Financially, police agencies involved in the forfeiture of property were winners. Following the passage of the 1984 Omnibus Crime Bill, police agencies were allowed to sell the assets they seized and keep the money. Tens of thousands of people had their property seized for the most trivial drug-law infractions. On the highways, police use "drug courier profiles" to stop and search motorists and confiscate their vehicles if any drugs are found. At airports, travelers' cash is seized when it tests positive for traces of cocaine.

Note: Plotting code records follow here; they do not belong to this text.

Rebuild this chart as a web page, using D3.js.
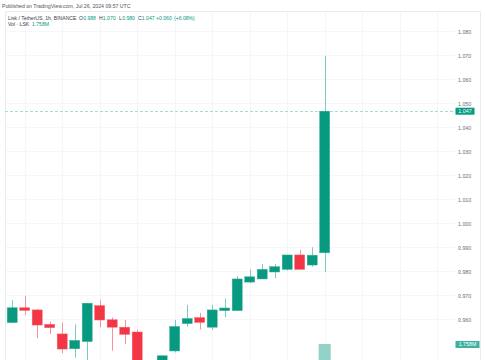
<!DOCTYPE html>
<html>
<head>
<meta charset="utf-8">
<script src="https://cdn.jsdelivr.net/npm/d3@7"></script>
<style>
html, body { margin:0; padding:0; background:#ffffff; }
#chart { width:485px; height:360px; overflow:hidden; }
text { font-family: "Liberation Sans", "DejaVu Sans", sans-serif; }
</style>
</head>
<body>
<div id="chart"></div>
<script>
// LSK/USDT 1h candles
var openList  = [0.9589,0.9651,0.9642,0.9582,0.9542,0.9480,0.9510,0.9660,0.9601,0.9570,0.9550,0.9400,0.9415,0.9471,0.9585,0.9610,0.9570,0.9639,0.9639,0.9758,0.9771,0.9800,0.9811,0.9871,0.9829,0.988];
var highList  = [0.9683,0.9701,0.9645,0.9593,0.9590,0.9582,0.9670,0.9683,0.9611,0.9600,0.9560,0.9430,0.9451,0.9600,0.9663,0.9630,0.9663,0.9690,0.9783,0.9811,0.9833,0.9833,0.9871,0.9892,0.9903,1.070];
var lowList   = [0.9587,0.9621,0.9524,0.9542,0.9461,0.9443,0.9400,0.9570,0.9472,0.9500,0.9380,0.9360,0.9400,0.9465,0.9572,0.9561,0.9558,0.9611,0.9639,0.9753,0.9771,0.9774,0.9806,0.9811,0.9822,0.980];
var closeList = [0.9651,0.9640,0.9579,0.9568,0.9479,0.9515,0.9670,0.9600,0.9570,0.9540,0.9400,0.9410,0.9451,0.9573,0.9606,0.9590,0.9642,0.9650,0.9771,0.9780,0.9811,0.9822,0.9871,0.9811,0.9870,1.047];
var volList   = [0.21,0.15,0.18,0.12,0.25,0.19,0.33,0.22,0.17,0.14,0.36,0.28,0.2,0.24,0.16,0.11,0.19,0.13,0.3,0.15,0.17,0.12,0.2,0.16,0.14,1.758];
var priceTicks = [1.080,1.070,1.060,1.050,1.040,1.030,1.020,1.010,1.000,0.990,0.980,0.970,0.960];
var lastPrice = 1.047;
var lastVolStr = "1.758M";

var upColor = "#089981";
var downColor = "#f23645";
var upWick = "#7ccbbd";
var downWick = "#f7929b";

(function () {
  'use strict'
	drawCandleChart("chart");
})()

function drawCandleChart(divIdStr){
	var W = 485, H = 360;
	var plotLeft = 5, plotRight = 455, plotTop = 11;

	var candles = openList.map(function(o, i){
		return { idx:i, o:o, h:highList[i], l:lowList[i], c:closeList[i], v:volList[i] };
	});

	var x = d3.scaleLinear().domain([0, 25]).range([12.2, 324.7]);
	var y = d3.scaleLinear().domain([0.960, 1.080]).range([320, 32]);
	var yVol = d3.scaleLinear().domain([0, 1.758]).range([372, 344]);
	var bodyW = 10;

	var svg = d3.select("#"+divIdStr).append("svg")
		.attr("width", W)
		.attr("height", H);

	svg.append("rect").attr("width", W).attr("height", H).attr("fill", "#ffffff");

	// grid
	var gridIdx = d3.range(1, 36, 3);
	svg.append("g")
		.attr("class", "vGrid")
		.selectAll("line")
		.data(gridIdx)
		.enter().append("line")
		.attr("x1", function(d){ return Math.round(x(d)) + 0.5; })
		.attr("x2", function(d){ return Math.round(x(d)) + 0.5; })
		.attr("y1", plotTop)
		.attr("y2", H)
		.attr("stroke", "#f5f6f8")
		.attr("stroke-width", 1);

	svg.append("g")
		.attr("class", "hGrid")
		.selectAll("line")
		.data(priceTicks)
		.enter().append("line")
		.attr("x1", plotLeft)
		.attr("x2", plotRight)
		.attr("y1", function(d){ return Math.round(y(d)) - 0.5; })
		.attr("y2", function(d){ return Math.round(y(d)) - 0.5; })
		.attr("stroke", "#f5f6f8")
		.attr("stroke-width", 1);

	// frame
	svg.append("path")
		.attr("d", "M" + (plotLeft+0.5) + "," + H + "V" + (plotTop+0.5) + "H480.5V" + H)
		.attr("fill", "none")
		.attr("stroke", "#e9ebef")
		.attr("stroke-width", 1);

	// volume
	svg.append("g")
		.attr("class", "volBars")
		.selectAll("rect")
		.data(candles)
		.enter().append("rect")
		.attr("x", function(d){ return x(d.idx) - 6; })
		.attr("width", 12)
		.attr("y", function(d){ return yVol(d.v); })
		.attr("height", function(d){ return yVol(0) - yVol(d.v); })
		.attr("fill", function(d){ return d.c >= d.o ? "#92d2c7" : "#f9a9b0"; });

	// last price line
	svg.append("line")
		.attr("x1", plotLeft)
		.attr("x2", plotRight)
		.attr("y1", Math.round(y(lastPrice)) + 0.5)
		.attr("y2", Math.round(y(lastPrice)) + 0.5)
		.attr("stroke", "#a6dbd2")
		.attr("stroke-width", 1)
		.attr("stroke-dasharray", "3,2");

	// wicks
	svg.append("g")
		.attr("class", "wicks")
		.selectAll("line")
		.data(candles)
		.enter().append("line")
		.attr("x1", function(d){ return Math.round(x(d.idx)) + 0.5; })
		.attr("x2", function(d){ return Math.round(x(d.idx)) + 0.5; })
		.attr("y1", function(d){ return y(d.h); })
		.attr("y2", function(d){ return y(d.l); })
		.attr("stroke", function(d){ return d.c >= d.o ? upWick : downWick; })
		.attr("stroke-width", 1);

	// bodies
	svg.append("g")
		.attr("class", "bodies")
		.selectAll("rect")
		.data(candles)
		.enter().append("rect")
		.attr("x", function(d){ return x(d.idx) - bodyW/2; })
		.attr("width", bodyW)
		.attr("y", function(d){ return y(Math.max(d.o, d.c)); })
		.attr("height", function(d){ return Math.max(1, Math.abs(y(d.o) - y(d.c))); })
		.attr("fill", function(d){ return d.c >= d.o ? upColor : downColor; })
		.attr("stroke", function(d){ return d.c >= d.o ? "#3aae9b" : "#f5606c"; })
		.attr("stroke-width", 0.5);

	// price axis labels
	svg.append("g")
		.attr("class", "priceAxis")
		.selectAll("text")
		.data(priceTicks)
		.enter().append("text")
		.attr("x", 458)
		.attr("y", function(d){ return y(d) + 1.8; })
		.attr("font-size", "5.3px")
		.attr("fill", "#6a6d78")
		.text(function(d){ return d3.format(".3f")(d); });

	// last price tag
	svg.append("rect")
		.attr("x", 455.5).attr("y", y(lastPrice) - 3.5)
		.attr("width", 19).attr("height", 7)
		.attr("fill", upColor);
	svg.append("text")
		.attr("x", 465).attr("y", y(lastPrice) + 1.9)
		.attr("text-anchor", "middle")
		.attr("font-size", "5.3px")
		.attr("fill", "#ffffff")
		.text(d3.format(".3f")(lastPrice));

	// volume tag
	svg.append("rect")
		.attr("x", 455.5).attr("y", yVol(1.758) - 3)
		.attr("width", 24).attr("height", 7)
		.attr("fill", "#3fb19e");
	svg.append("text")
		.attr("x", 467.5).attr("y", yVol(1.758) + 2.3)
		.attr("text-anchor", "middle")
		.attr("font-size", "5.3px")
		.attr("fill", "#ffffff")
		.text(lastVolStr);

	// header texts
	svg.append("text")
		.attr("x", 2).attr("y", 7.8)
		.attr("font-size", "5.2px")
		.attr("fill", "#50535e")
		.text("Published on TradingView.com, Jul 26, 2024 09:57 UTC");

	var legendParts = [
		{t:"Lisk / TetherUS, 1h, BINANCE", x:8, c:"#3b3e48"},
		{t:"O", x:79, c:"#3b3e48"}, {t:"0.988", x:83.2, c:upColor},
		{t:"H", x:99, c:"#3b3e48"}, {t:"1.070", x:102.8, c:upColor},
		{t:"L", x:119, c:"#3b3e48"}, {t:"0.980", x:122.2, c:upColor},
		{t:"C", x:138, c:"#3b3e48"}, {t:"1.047", x:141.8, c:upColor},
		{t:"+0.060", x:156, c:upColor},
		{t:"(+6.08%)", x:174, c:upColor}
	];
	svg.append("g")
		.attr("class", "legend")
		.selectAll("text")
		.data(legendParts)
		.enter().append("text")
		.attr("x", function(d){ return d.x; })
		.attr("y", 19.6)
		.attr("font-size", "5.1px")
		.attr("fill", function(d){ return d.c; })
		.text(function(d){ return d.t; });

	svg.append("text")
		.attr("x", 8).attr("y", 26.2)
		.attr("font-size", "5.1px")
		.attr("fill", "#3b3e48")
		.text("Vol \u00b7 LSK");
	svg.append("text")
		.attr("x", 32).attr("y", 26.2)
		.attr("font-size", "5.1px")
		.attr("fill", upColor)
		.text(lastVolStr);
}
</script>
</body>
</html>
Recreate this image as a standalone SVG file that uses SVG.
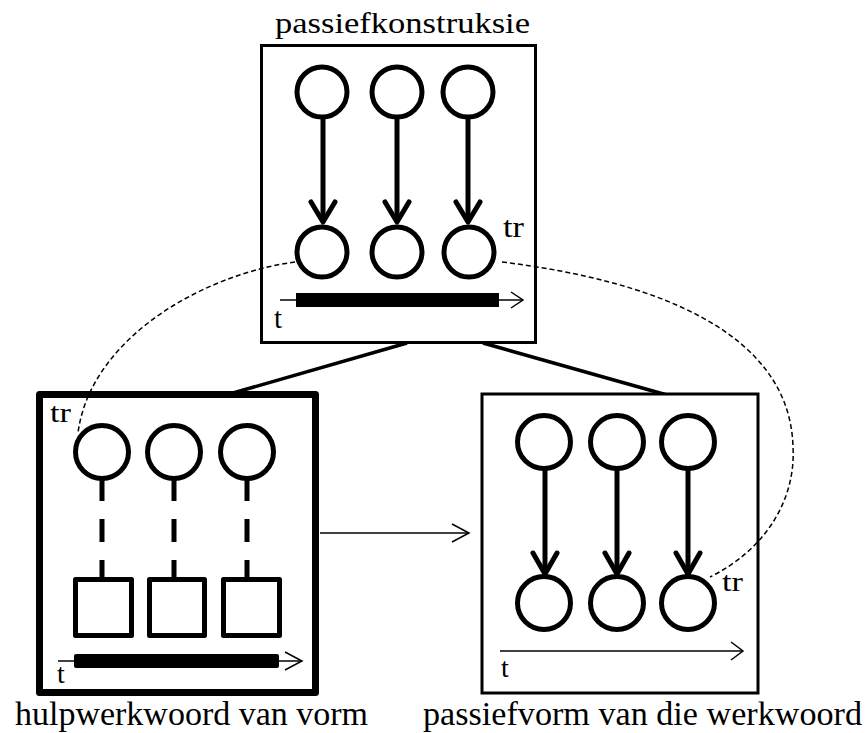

  • In Denver, Colorado, 13 SWAT team members stormed the upstairs apartment of Ismael Mena looking for drugs. After breaking open the front door, the SWAT team found the door to Mena's room latched, and kicked it in. Police say they found him armed with a .22 revolver, standing on his bed. Officers claim they screamed "Police!" and "Drop the gun!" repeatedly. Mena started to put the gun down, asking, "Policia?" But police say when they then moved to disarm him, he again raised the gun. Officers opened fire. Mena, a father of nine, was hit by eight bullets and killed instantly. No drugs were found. The next day, SWAT team officers learned they had raided the wrong residence-they should have gone next door.

  • In Pennsylvania, a 21-year-old man with no prior offenses, was shot to death in his house by a squad of masked police dressed in ninja-style uniforms. They didn't even knock before tossing a smoke grenade through a window, setting fire to the house. The unarmed John Hirko, suspected of dealing small amounts of marijuana and cocaine, was found face down on his stairway, shot in the back while fleeing the fire.

Imagine what will happen when "hate speech" laws are linked up with forfeiture statutes. People will be afraid to speak for fear of having their property seized.